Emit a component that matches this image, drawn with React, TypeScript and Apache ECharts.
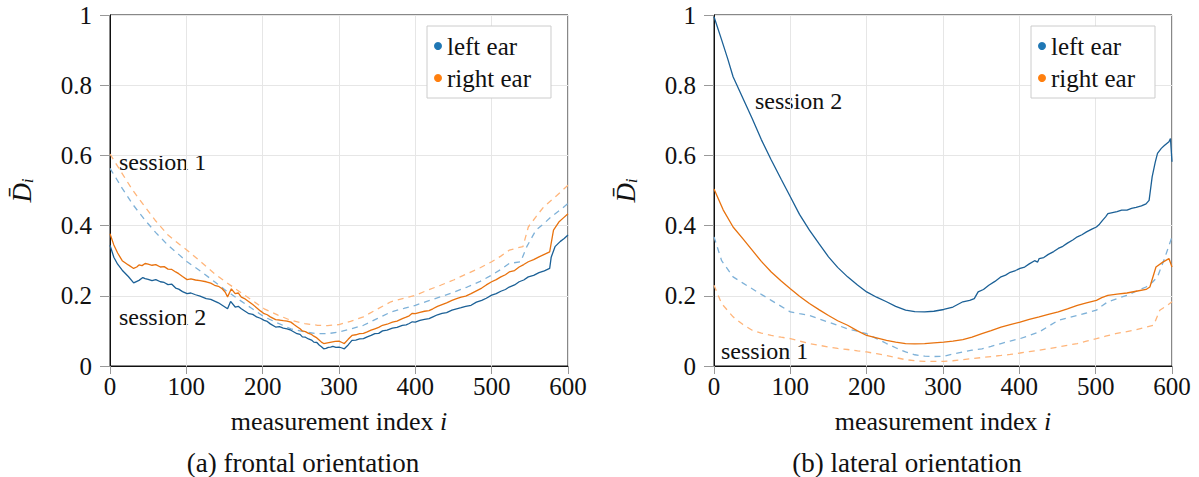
import React, { useEffect, useRef } from "react";
import * as echarts from "echarts";

// ---- data (measurement index, mean distance) ----
const xTicks = [0, 100, 200, 300, 400, 500, 600];
const yTicks = [0, 0.2, 0.4, 0.6, 0.8, 1];
const legendNames = ["left ear", "right ear"];

// (a) frontal orientation
const frontalLeftS2: number[][] = [[0,0.344],[5,0.31],[10,0.29],[16,0.273],[24,0.255],[31,0.237],[38,0.244],[43,0.252],[46,0.249],[50,0.247],[55,0.243],[60,0.246],[66,0.240],[71,0.238],[76,0.232],[81,0.233],[86,0.222],[90,0.219],[95,0.212],[101,0.206],[106,0.208],[112,0.203],[118,0.199],[126,0.192],[132,0.190],[137,0.185],[142,0.180],[147,0.173],[154,0.163],[158,0.184],[164,0.168],[168,0.170],[172,0.163],[177,0.156],[182,0.149],[187,0.147],[192,0.140],[197,0.136],[202,0.130],[206,0.127],[210,0.120],[217,0.111],[222,0.112],[227,0.108],[232,0.106],[237,0.102],[241,0.097],[245,0.092],[249,0.090],[252,0.083],[256,0.082],[260,0.077],[264,0.074],[267,0.068],[271,0.067],[274,0.060],[277,0.055],[280,0.049],[283,0.050],[286,0.053],[289,0.054],[292,0.056],[296,0.053],[300,0.054],[303,0.052],[307,0.049],[312,0.060],[317,0.073],[322,0.074],[327,0.077],[332,0.078],[337,0.083],[342,0.087],[347,0.092],[352,0.093],[357,0.100],[363,0.102],[370,0.108],[376,0.110],[383,0.116],[388,0.117],[392,0.121],[396,0.126],[400,0.125],[406,0.130],[412,0.133],[418,0.135],[423,0.140],[429,0.146],[435,0.150],[441,0.152],[448,0.159],[454,0.163],[460,0.166],[466,0.170],[473,0.173],[480,0.182],[487,0.187],[493,0.193],[500,0.202],[506,0.206],[512,0.213],[518,0.218],[523,0.225],[530,0.231],[536,0.240],[542,0.245],[548,0.254],[555,0.258],[562,0.266],[569,0.271],[576,0.278],[578,0.31],[583,0.34],[590,0.355],[595,0.363],[600,0.373]];
const frontalRightS2: number[][] = [[0,0.377],[5,0.345],[10,0.322],[16,0.300],[24,0.288],[31,0.278],[35,0.282],[38,0.288],[42,0.286],[46,0.292],[50,0.290],[55,0.287],[60,0.289],[66,0.282],[71,0.283],[76,0.276],[81,0.275],[86,0.268],[90,0.263],[95,0.255],[101,0.246],[106,0.248],[112,0.245],[118,0.243],[126,0.240],[132,0.236],[137,0.230],[142,0.227],[147,0.220],[151,0.210],[154,0.197],[159,0.220],[164,0.206],[168,0.208],[172,0.196],[177,0.191],[182,0.183],[187,0.175],[192,0.166],[197,0.157],[202,0.149],[206,0.146],[210,0.140],[217,0.132],[222,0.131],[227,0.129],[232,0.128],[237,0.125],[241,0.118],[245,0.112],[249,0.106],[252,0.100],[256,0.098],[260,0.093],[264,0.090],[267,0.085],[271,0.080],[274,0.074],[277,0.068],[280,0.064],[285,0.066],[290,0.068],[295,0.070],[300,0.071],[304,0.067],[307,0.064],[312,0.076],[317,0.087],[322,0.089],[327,0.092],[332,0.093],[337,0.097],[342,0.102],[347,0.106],[352,0.110],[357,0.116],[363,0.119],[370,0.125],[376,0.128],[383,0.135],[388,0.139],[392,0.143],[396,0.150],[400,0.149],[406,0.153],[412,0.156],[418,0.158],[423,0.163],[429,0.170],[435,0.175],[441,0.180],[448,0.187],[454,0.192],[460,0.196],[466,0.199],[473,0.206],[480,0.214],[487,0.222],[493,0.231],[500,0.240],[506,0.246],[512,0.254],[518,0.260],[523,0.268],[530,0.272],[536,0.282],[542,0.289],[548,0.297],[555,0.303],[562,0.311],[569,0.318],[576,0.325],[581,0.387],[588,0.410],[594,0.422],[600,0.434]];
const frontalLeftS1: number[][] = [[0,0.563],[8,0.535],[16,0.506],[30,0.46],[46,0.415],[60,0.38],[76,0.344],[90,0.318],[101,0.297],[120,0.268],[137,0.240],[150,0.218],[167,0.192],[185,0.165],[202,0.140],[220,0.122],[237,0.106],[255,0.097],[272,0.092],[285,0.092],[300,0.097],[315,0.105],[332,0.116],[350,0.135],[368,0.154],[385,0.164],[400,0.173],[415,0.184],[433,0.197],[450,0.21],[468,0.225],[485,0.241],[500,0.259],[512,0.275],[523,0.292],[538,0.297],[546,0.340],[558,0.387],[568,0.405],[578,0.425],[590,0.445],[600,0.463]];
const frontalRightS1: number[][] = [[0,0.604],[8,0.576],[16,0.548],[30,0.50],[46,0.453],[60,0.413],[76,0.373],[90,0.348],[101,0.330],[120,0.295],[137,0.263],[150,0.242],[167,0.216],[185,0.189],[202,0.163],[220,0.145],[237,0.130],[255,0.121],[272,0.116],[285,0.115],[300,0.118],[315,0.127],[332,0.140],[350,0.162],[368,0.183],[385,0.193],[400,0.2015],[415,0.215],[433,0.230],[450,0.245],[468,0.263],[485,0.280],[500,0.297],[512,0.313],[523,0.330],[533,0.336],[541,0.340],[548,0.396],[558,0.425],[568,0.453],[585,0.485],[600,0.515]];

// (b) lateral orientation
const lateralLeftS2: number[][] = [[0,0.995],[10,0.929],[18,0.875],[25,0.824],[38,0.762],[50,0.705],[62,0.645],[75,0.587],[88,0.532],[100,0.482],[112,0.432],[125,0.387],[138,0.347],[150,0.311],[162,0.281],[175,0.254],[188,0.231],[200,0.211],[213,0.196],[226,0.183],[238,0.170],[251,0.159],[263,0.155],[276,0.154],[288,0.156],[301,0.161],[313,0.168],[326,0.183],[335,0.187],[341,0.192],[346,0.211],[353,0.218],[360,0.230],[368,0.241],[376,0.254],[382,0.259],[388,0.267],[395,0.272],[401,0.278],[407,0.282],[413,0.291],[420,0.300],[424,0.296],[426,0.306],[432,0.309],[438,0.318],[445,0.326],[451,0.335],[457,0.341],[463,0.350],[470,0.359],[476,0.368],[482,0.374],[488,0.382],[495,0.390],[501,0.396],[505,0.404],[509,0.415],[513,0.425],[516,0.434],[522,0.437],[528,0.440],[534,0.444],[541,0.444],[547,0.449],[553,0.452],[560,0.456],[566,0.462],[570,0.472],[574,0.539],[578,0.580],[581,0.606],[586,0.620],[590,0.628],[596,0.639],[598,0.648],[600,0.582]];
const lateralRightS2: number[][] = [[0,0.504],[12,0.445],[25,0.396],[38,0.362],[50,0.330],[62,0.298],[75,0.268],[88,0.242],[100,0.220],[112,0.199],[125,0.178],[138,0.160],[150,0.144],[162,0.129],[175,0.116],[188,0.100],[200,0.087],[213,0.080],[226,0.073],[238,0.068],[251,0.064],[263,0.063],[276,0.064],[288,0.066],[301,0.068],[313,0.071],[326,0.075],[338,0.082],[351,0.092],[363,0.101],[376,0.111],[388,0.118],[401,0.125],[413,0.133],[426,0.140],[438,0.147],[451,0.154],[463,0.163],[476,0.173],[488,0.180],[501,0.187],[508,0.195],[516,0.2015],[528,0.205],[541,0.208],[553,0.213],[566,0.218],[571,0.225],[579,0.282],[588,0.296],[596,0.306],[600,0.282]];
const lateralLeftS1: number[][] = [[0,0.368],[10,0.300],[25,0.254],[38,0.236],[50,0.220],[62,0.204],[75,0.187],[88,0.170],[100,0.154],[112,0.149],[125,0.144],[138,0.134],[150,0.125],[162,0.116],[175,0.106],[188,0.099],[200,0.092],[213,0.078],[226,0.064],[238,0.052],[251,0.040],[263,0.032],[276,0.028],[288,0.027],[301,0.028],[313,0.034],[326,0.040],[338,0.045],[351,0.049],[363,0.056],[376,0.064],[388,0.071],[401,0.078],[413,0.087],[426,0.097],[438,0.113],[451,0.130],[463,0.137],[476,0.144],[488,0.151],[501,0.159],[508,0.171],[516,0.183],[528,0.192],[541,0.2015],[553,0.213],[566,0.225],[574,0.238],[581,0.254],[590,0.305],[600,0.368]];
const lateralRightS1: number[][] = [[0,0.230],[10,0.178],[25,0.140],[38,0.118],[50,0.102],[62,0.094],[75,0.087],[88,0.082],[100,0.078],[112,0.071],[125,0.064],[138,0.059],[150,0.054],[162,0.050],[175,0.047],[188,0.043],[200,0.040],[213,0.035],[226,0.030],[238,0.024],[251,0.018],[263,0.015],[276,0.013],[288,0.013],[301,0.013],[313,0.015],[326,0.018],[338,0.021],[351,0.024],[363,0.027],[376,0.030],[388,0.033],[401,0.037],[413,0.041],[426,0.045],[438,0.049],[451,0.054],[463,0.059],[476,0.064],[488,0.071],[501,0.078],[513,0.085],[526,0.092],[538,0.097],[551,0.102],[563,0.109],[576,0.116],[584,0.159],[592,0.170],[600,0.183]];

const FONT = "Liberation Serif";
const FS = 25;
const C_BLUE = "#1b6096";
const C_BLUE_L = "#7eb1d8";
const C_ORANGE = "#e8720e";
const C_ORANGE_L = "#ffb57a";
const C_BLUE_DOT = "#1f77b4";
const C_ORANGE_DOT = "#ff7f0e";

const grids = [
  { left: 110, top: 15, width: 458, height: 351 },
  { left: 714, top: 15, width: 458, height: 351 },
];

function makeXAxis(idx: number) {
  return {
    type: "value",
    gridIndex: idx,
    min: xTicks[0],
    max: xTicks[xTicks.length - 1],
    interval: 100,
    name: "measurement index {i|i}",
    nameLocation: "middle",
    nameGap: 42,
    nameTextStyle: {
      fontFamily: FONT, fontSize: 26, color: "#111",
      rich: { i: { fontFamily: FONT, fontSize: 26, fontStyle: "italic", color: "#111" } },
    },
    axisLine: { show: true, onZero: false, lineStyle: { color: "#111", width: 1 } },
    axisTick: { show: true, inside: false, length: 8, lineStyle: { color: "#999" } },
    axisLabel: { margin: 8, fontFamily: FONT, fontSize: FS, color: "#111" },
    splitLine: { show: true, lineStyle: { color: "#e6e6e6", width: 1 } },
  };
}

function makeYAxis(idx: number) {
  return {
    type: "value",
    gridIndex: idx,
    min: yTicks[0],
    max: yTicks[yTicks.length - 1],
    interval: 0.2,
    name: "{d|D\u0304}{s|i}",
    nameLocation: "middle",
    nameGap: 74,
    nameRotate: 90,
    nameTextStyle: {
      rich: {
        d: { fontFamily: FONT, fontSize: 27, fontStyle: "italic", color: "#111" },
        s: { fontFamily: FONT, fontSize: 17, fontStyle: "italic", color: "#111", padding: [12, 0, 0, 0] },
      },
    },
    axisLine: { show: true, lineStyle: { color: "#111", width: 1 } },
    axisTick: { show: true, inside: false, length: 10, lineStyle: { color: "#999" } },
    axisLabel: {
      margin: 18, fontFamily: FONT, fontSize: FS, color: "#111",
      formatter: (v: number) => (v === 0 || v === 1 ? String(v) : v.toFixed(1)),
    },
    splitLine: { show: true, lineStyle: { color: "#e6e6e6", width: 1 } },
  };
}

function line(name: string, data: number[][], idx: number, color: string, dashed: boolean) {
  return {
    type: "line",
    name,
    xAxisIndex: idx,
    yAxisIndex: idx,
    data,
    showSymbol: false,
    symbol: "none",
    lineStyle: { color, width: 1.3, type: dashed ? [6, 5] : "solid" },
    itemStyle: { color },
    z: dashed ? 2 : 3,
    silent: true,
  };
}

function makeLegend(left: number) {
  return {
    left,
    top: 26,
    orient: "vertical",
    backgroundColor: "#fff",
    borderColor: "#cccccc",
    borderWidth: 1,
    padding: [6, 20, 6, 7],
    itemGap: 4,
    itemWidth: 8,
    itemHeight: 8,
    icon: "circle",
    selectedMode: false,
    textStyle: { fontFamily: FONT, fontSize: FS, color: "#111", padding: [0, 0, 0, 0], lineHeight: 28 },
    data: [
      { name: legendNames[0], itemStyle: { color: C_BLUE_DOT } },
      { name: legendNames[1], itemStyle: { color: C_ORANGE_DOT } },
    ],
  };
}

function txt(text: string, x: number, y: number, size: number, align: string = "left") {
  return {
    type: "text",
    x,
    y,
    silent: true,
    style: { text, fontFamily: FONT, fontSize: size, fill: "#111", align, verticalAlign: "middle" },
  };
}

export default function App() {
  const ref = useRef<HTMLDivElement>(null);
  useEffect(() => {
    if (!ref.current) return;
    const chart = echarts.init(ref.current, null, { renderer: "svg" });
    chart.setOption({
      animation: false,
      backgroundColor: "#fff",
      grid: grids.map((g) => ({ ...g, show: true, borderColor: "#111", borderWidth: 1, containLabel: false })),
      xAxis: [makeXAxis(0), makeXAxis(1)],
      yAxis: [makeYAxis(0), makeYAxis(1)],
      legend: [makeLegend(427), makeLegend(1031)],
      series: [
        line("left ear, session 1", frontalLeftS1, 0, C_BLUE_L, true),
        line("right ear, session 1", frontalRightS1, 0, C_ORANGE_L, true),
        line(legendNames[0], frontalLeftS2, 0, C_BLUE, false),
        line(legendNames[1], frontalRightS2, 0, C_ORANGE, false),
        line("left ear, session 1 ", lateralLeftS1, 1, C_BLUE_L, true),
        line("right ear, session 1 ", lateralRightS1, 1, C_ORANGE_L, true),
        line(legendNames[0], lateralLeftS2, 1, C_BLUE, false),
        line(legendNames[1], lateralRightS2, 1, C_ORANGE, false),
      ],
      graphic: [
        txt("session 1", 119, 162, 24),
        txt("session 2", 119, 317, 24),
        txt("session 2", 755, 101, 24),
        txt("session 1", 721, 351, 24),
        txt("(a) frontal orientation", 303, 463, 27, "center"),
        txt("(b) lateral orientation", 907, 463, 27, "center"),
      ],
    });
    return () => chart.dispose();
  }, []);
  return (
    <div
      ref={ref}
      style={{ position: "absolute", left: 0, top: 0, width: 1199, height: 477, background: "#fff" }}
    />
  );
}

TASK:
From the first line above down to the line with "import * as", reproduce every line and no others, omitting pictures.

REPLY TO THE TASK:
Emit a component that matches this image, drawn with React, TypeScript and Apache ECharts.
import React, { useEffect, useRef } from "react";
import * as echarts from "echarts";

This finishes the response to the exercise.